At the the very core, a vector is nothing more than a mapping of a state character (an ASCII character like ‘0’, ‘1’ or ‘X’) to a specific pin for a given period of time (e.g. a single clock period). The state character is translated to a waveform using the wavetable you definer in your ASIC tester setup e.g. a rising edge followed by a falling edge in the case of a clock signal or a sampling edge shortly before the next rising edge of the related clock signal in case of output signals. dumpling is agnostic on what state character is used to generate the vectors, any ASCI character may be used. However, drivers mostly stick to the convention of using the characters ‘0’ and ‘1’ to refer to application or sampling of a logic low or logic high level. The (capital) ‘X’ character is used for outputs to indicate a don’t care state.

Note

In order to add support for bidirectional pin usage within a single vector file in the simulator, this convetion might be extended in the future to add additional state characters like the ‘Z’, ‘L’ and ‘H’ character.

How to use VectorBuilder

Now knowing the basics about the representation of vectors in dumpling we can now have a closer look how VectorBuilder simplifies creating them:

pins =    {
 'chip_reset': {'name': 'pad_reset_n', 'default': '1', 'type':'input'},
 'trst': {'name': 'pad_jtag_trst', 'default': '1', 'type':'input'},
 'tms': {'name': 'pad_jtag_tms', 'default': '0', 'type':'input'},
 'tck': {'name': 'pad_jtag_tck', 'default': '0', 'type':'input'},
 'tdi': {'name': 'pad_jtag_tdi', 'default': '0', 'type':'input'},
 'tdo': {'name': 'pad_jtag_tdo', 'default': 'X', 'type':'output'}
 }

builder = VectorBuilder(pins)
vectors = []
builder.chip_reset = 0
builder.tck = 1
builder.tdo = 'X'
vectors.append(builder.vector(comment="Assert chip reset and turn on JTACG TCK"))
builder.tck = 0
vectors += [builder.vector())]*10
builder.chip_reset = 1
builder.tdo = 0
vectors.append(builder.vector(comment="Deasserting chip reset"))

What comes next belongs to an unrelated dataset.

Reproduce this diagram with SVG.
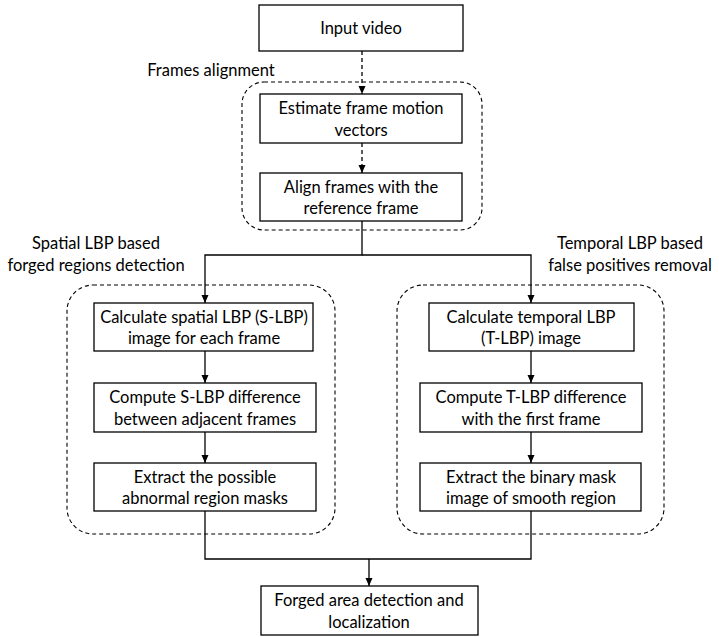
<svg xmlns="http://www.w3.org/2000/svg" width="719" height="637" viewBox="0 0 719 637">
<defs>
<marker id="ah" viewBox="0 0 8 8" refX="8" refY="4" markerWidth="8" markerHeight="8" markerUnits="userSpaceOnUse" orient="auto">
<path d="M0,0.5 L8,4 L0,7.5 Z" fill="#000"/>
</marker>
<style>
.box{fill:#fff;stroke:#000;stroke-width:1.3}
.grp{fill:none;stroke:#000;stroke-width:1.1;stroke-dasharray:4 3}
.t{font-family:Lato,"Liberation Sans",sans-serif;font-size:16.5px;fill:#000;text-anchor:middle;dominant-baseline:central}
.c{fill:none;stroke:#000;stroke-width:1.3}
.d{fill:none;stroke:#000;stroke-width:1.3;stroke-dasharray:4 3}
</style>
</defs>
<rect width="719" height="637" fill="#fff"/>
<g id="groups">
<g id="g-frames"><rect class="grp" x="242" y="82" width="240" height="148" rx="22"/><text class="t" x="211" y="70">Frames alignment</text></g>
<g id="g-spatial"><rect class="grp" x="67" y="285" width="268" height="249" rx="26"/><text class="t" x="96" y="243">Spatial LBP based</text><text class="t" x="96" y="265">forged regions detection</text></g>
<g id="g-temporal"><rect class="grp" x="397" y="285" width="267" height="249" rx="26"/><text class="t" x="630" y="243">Temporal LBP based</text><text class="t" x="630" y="265">false positives removal</text></g>
</g>
<g id="connectors">
<path class="d" d="M362,51 V94" marker-end="url(#ah)"/>
<path class="d" d="M362,143 V173" marker-end="url(#ah)"/>
<path class="c" d="M362,221 V255 H205 V303" marker-end="url(#ah)"/>
<path class="c" d="M362,255 H531 V303" marker-end="url(#ah)"/>
<path class="c" d="M205,351 V383" marker-end="url(#ah)"/>
<path class="c" d="M205,432 V463" marker-end="url(#ah)"/>
<path class="c" d="M531,351 V383" marker-end="url(#ah)"/>
<path class="c" d="M531,432 V463" marker-end="url(#ah)"/>
<path class="c" d="M205,511 V559 H531 V511"/>
<path class="c" d="M369,559 V586" marker-end="url(#ah)"/>
</g>
<g id="n-input"><rect class="box" x="259" y="5" width="204" height="46"/><text class="t" x="361" y="28">Input video</text></g>
<g id="n-estimate"><rect class="box" x="260" y="94" width="202" height="49"/><text class="t" x="361" y="108">Estimate frame motion</text><text class="t" x="361" y="130">vectors</text></g>
<g id="n-align"><rect class="box" x="260" y="173" width="202" height="48"/><text class="t" x="361" y="187">Align frames with the</text><text class="t" x="361" y="208">reference frame</text></g>
<g id="n-sc"><rect class="box" x="94" y="303" width="219" height="48"/><text class="t" x="204" y="317">Calculate spatial LBP (S-LBP)</text><text class="t" x="204" y="338">image for each frame</text></g>
<g id="n-sd"><rect class="box" x="94" y="383" width="222" height="49"/><text class="t" x="205" y="397">Compute S-LBP difference</text><text class="t" x="205" y="419">between adjacent frames</text></g>
<g id="n-se"><rect class="box" x="94" y="463" width="222" height="48"/><text class="t" x="205" y="477">Extract the possible</text><text class="t" x="205" y="498">abnormal region masks</text></g>
<g id="n-tc"><rect class="box" x="429" y="303" width="205" height="48"/><text class="t" x="531" y="317">Calculate temporal LBP</text><text class="t" x="531" y="338">(T-LBP) image</text></g>
<g id="n-td"><rect class="box" x="420" y="383" width="222" height="49"/><text class="t" x="531" y="397">Compute T-LBP difference</text><text class="t" x="531" y="419">with the first frame</text></g>
<g id="n-te"><rect class="box" x="420" y="463" width="221" height="48"/><text class="t" x="531" y="477">Extract the binary mask</text><text class="t" x="531" y="498">image of smooth region</text></g>
<g id="n-out"><rect class="box" x="261" y="586" width="217" height="49"/><text class="t" x="369" y="600">Forged area detection and</text><text class="t" x="369" y="622">localization</text></g>
</svg>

The VectorBuilder instance keeps an internal state for each declared pin (the state is initialized with the default value provided in the pin declaration). The state can be changed with some syntactic sugar by just assigning the desired state character (the integer 1 or 0 can be used as alias for ‘0’ and ‘1’) to the logical name or physical name of the pin. The assignment will only alter the internal state of the pin in the VectorBuilder instance but won’t affect or produce any vectors yet. In order to actually generate vectors, the vector() must be called which generates a single vector that represents the current state of each declared pin. This scheme allows to only assign a new value to the pins that actually change between generating vectors. The optional comment parameter can be usedanotate a vector with a comment. The comment will also end up in the generate AVC file and helps a lot when debugging vectors on the ASIC tester which is why the drivers in dumpling make extensive use of this feature when generating vectors.

Generating AVC Files

In order to convert our list of vectors to AVC files importable by SmartTest, we leverage the HP93000VectorWriter class. This besided the pin declaration dictionary which was already used for the VectorBuilder instance, the class expects a target filename argument as well as number of optional additional parameter to influence the header and ‘.tmf’ and ‘.wtb’ file content. Once created, the class instance can then be used to append vectors to the newly created AVC file. The class implements the ContextManager interface to automatically close the AVC file. Here is an example on how to use it:

with HP93000VectorWriter('my_vectors.avc', pins) as writer:
   writer.write_vectors(vectors)

This scheme allows to generate and write vectors to disk in an interleaved manner instead of first generating thousands of vectors in memory before finally writing all of them to disk.